CouchDB is an open-source product that you install and manage yourself. It allows distributed replication among peer servers and has full support for robust clustering. CouchDB was designed from the start to handle high levels of concurrency and to maintain high levels of availability. It seeks to solve many of the same problems as SimpleDB, but from the standpoint of an open-source product offering rather than a pay-as-you-go service.
Dynamo-Like Products
Amazon Dynamo is a data store used internally within Amazon that is not available to the public. Amazon has published information about Dynamo that includes design goals, run-time characteristics, and examples of how it is used. From the published information, we know that SimpleDB has some things in common with Dynamo, most notably the eventual consistency.
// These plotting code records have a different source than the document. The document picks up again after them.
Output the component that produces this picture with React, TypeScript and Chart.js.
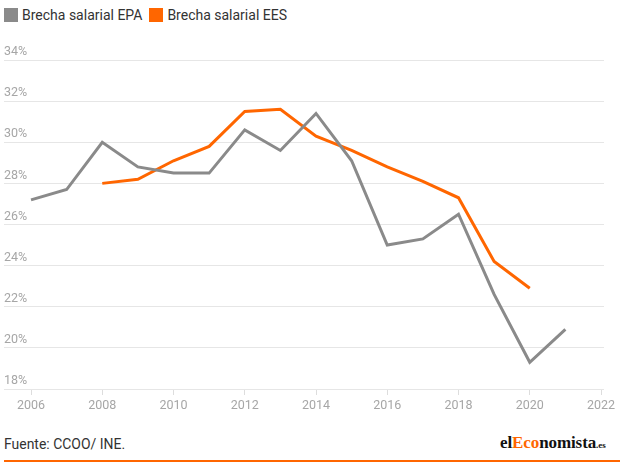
import React, { useEffect, useRef } from "react";
import { Chart, registerables } from "chart.js";

Chart.register(...registerables);

const years = [2006, 2007, 2008, 2009, 2010, 2011, 2012, 2013, 2014, 2015, 2016, 2017, 2018, 2019, 2020, 2021];
const epa = [27.2, 27.7, 30.0, 28.8, 28.5, 28.5, 30.6, 29.6, 31.4, 29.1, 25.0, 25.3, 26.5, 22.6, 19.3, 20.9];
const eesYears = [2008, 2009, 2010, 2011, 2012, 2013, 2014, 2015, 2016, 2017, 2018, 2019, 2020];
const ees = [28.0, 28.2, 29.1, 29.8, 31.5, 31.6, 30.3, 29.6, 28.8, 28.1, 27.3, 24.2, 22.9];
const xTicks = [2006, 2008, 2010, 2012, 2014, 2016, 2018, 2020, 2022];
const yTicks = [18, 20, 22, 24, 26, 28, 30, 32, 34];

const GRAY = "#8a8a8a";
const ORANGE = "#ff6600";

export default function App() {
  const ref = useRef<HTMLCanvasElement | null>(null);

  useEffect(() => {
    document.body.style.margin = "0";
    const ctx = ref.current!;
    const chart = new Chart(ctx, {
      type: "line",
      data: {
        datasets: [
          {
            label: "Brecha salarial EPA",
            data: years.map((y, i) => ({ x: y, y: epa[i] })),
            borderColor: GRAY,
            backgroundColor: GRAY,
            borderWidth: 3,
            pointRadius: 0,
            tension: 0,
          },
          {
            label: "Brecha salarial EES",
            data: eesYears.map((y, i) => ({ x: y, y: ees[i] })),
            borderColor: ORANGE,
            backgroundColor: ORANGE,
            borderWidth: 3,
            pointRadius: 0,
            tension: 0,
          },
        ],
      },
      options: {
        animation: false,
        responsive: false,
        layout: { padding: { top: 60, left: 4, right: 36, bottom: 0 } },
        plugins: { legend: { display: false }, tooltip: { enabled: false } },
        scales: {
          x: {
            type: "linear",
            min: 2005.242,
            max: 2022.084,
            afterBuildTicks: (s: any) => {
              s.ticks = xTicks.map((v) => ({ value: v }));
            },
            afterFit: (s: any) => {
              s.height = 31;
            },
            grid: { drawOnChartArea: false, drawTicks: true, tickLength: 6, color: "#dddddd" },
            border: { display: false },
            ticks: {
              color: "#a6a6a6",
              font: { family: "Roboto", size: 12.5 },
              padding: 3,
              maxRotation: 0,
              autoSkip: false,
              callback: (v: any) => String(v),
            },
          },
          y: {
            min: 18,
            max: 34,
            afterBuildTicks: (s: any) => {
              s.ticks = yTicks.map((v) => ({ value: v }));
            },
            afterFit: (s: any) => {
              s.width = 0;
            },
            grid: { color: "#e6e6e6", drawTicks: false },
            border: { display: false },
            ticks: {
              mirror: true,
              padding: 0,
              labelOffset: -8,
              color: "#a6a6a6",
              font: { family: "Roboto", size: 12.5 },
              callback: (v: any) => v + "%",
            },
          },
        },
      },
    });
    return () => chart.destroy();
  }, []);

  const legendItem = (color: string, text: string) => (
    <div style={{ display: "flex", alignItems: "center", marginRight: 7 }}>
      <div style={{ width: 14, height: 14, background: color, marginRight: 4 }} />
      <span>{text}</span>
    </div>
  );

  return (
    <div style={{ position: "absolute", left: 0, top: 0, width: 640, height: 464, background: "#fff", fontFamily: "Roboto" }}>
      <div style={{ position: "absolute", left: 4, top: 6, display: "flex", fontSize: 14, color: "#333", lineHeight: "18px" }}>
        {legendItem(GRAY, "Brecha salarial EPA")}
        {legendItem(ORANGE, "Brecha salarial EES")}
      </div>
      <canvas ref={ref} width={640} height={420} style={{ position: "absolute", left: 0, top: 0, width: 640, height: 420 }} />
      <div
        style={{
          position: "absolute",
          left: 4,
          top: 435,
          fontSize: 15,
          color: "#333",
          transform: "scaleX(0.93)",
          transformOrigin: "left top",
          whiteSpace: "nowrap",
        }}
      >
        Fuente: CCOO/ INE.
      </div>
      <div
        style={{
          position: "absolute",
          left: 500,
          top: 433,
          fontFamily: "'Liberation Serif'",
          fontWeight: "bold",
          fontSize: 17,
          color: "#111",
          whiteSpace: "nowrap",
          letterSpacing: -0.1,
        }}
      >
        el<span style={{ color: ORANGE }}>Eco</span>nomista<span style={{ fontSize: 9 }}>.es</span>
      </div>
      <div style={{ position: "absolute", left: 4, top: 460, width: 616, height: 2, background: ORANGE }} />
    </div>
  );
}
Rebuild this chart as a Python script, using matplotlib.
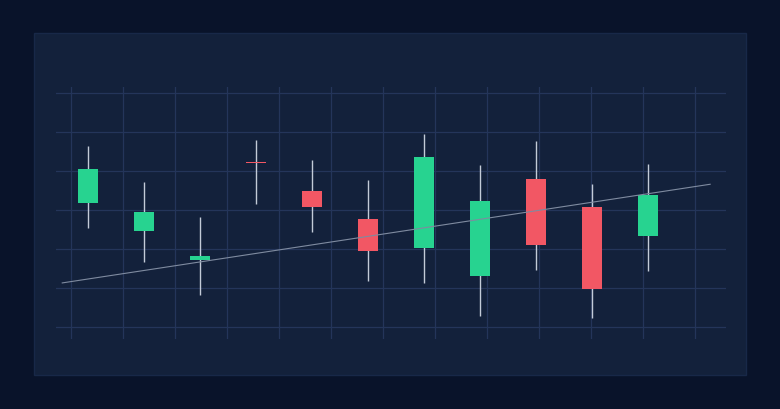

Since the publication of Dynamo information, a number of distributed key-value stores have been developed that are in the same vein as Dynamo. Three open-source products that fit into this category are Project Voldemort, Dynomite, and Cassandra. Each of these projects takes a different approach to the technology, but when you compare them to SimpleDB, they generally fall into the same category. They give you a chance to have highly available key-value access distributed across machines. You get more control over the servers and the implementation that comes with the maintenance cost of managing the setup and the machines. If you are looking for something in this class of data storage, SimpleDB is a likely touch-free hosted option, and these projects are hands-on self-hosted alternatives.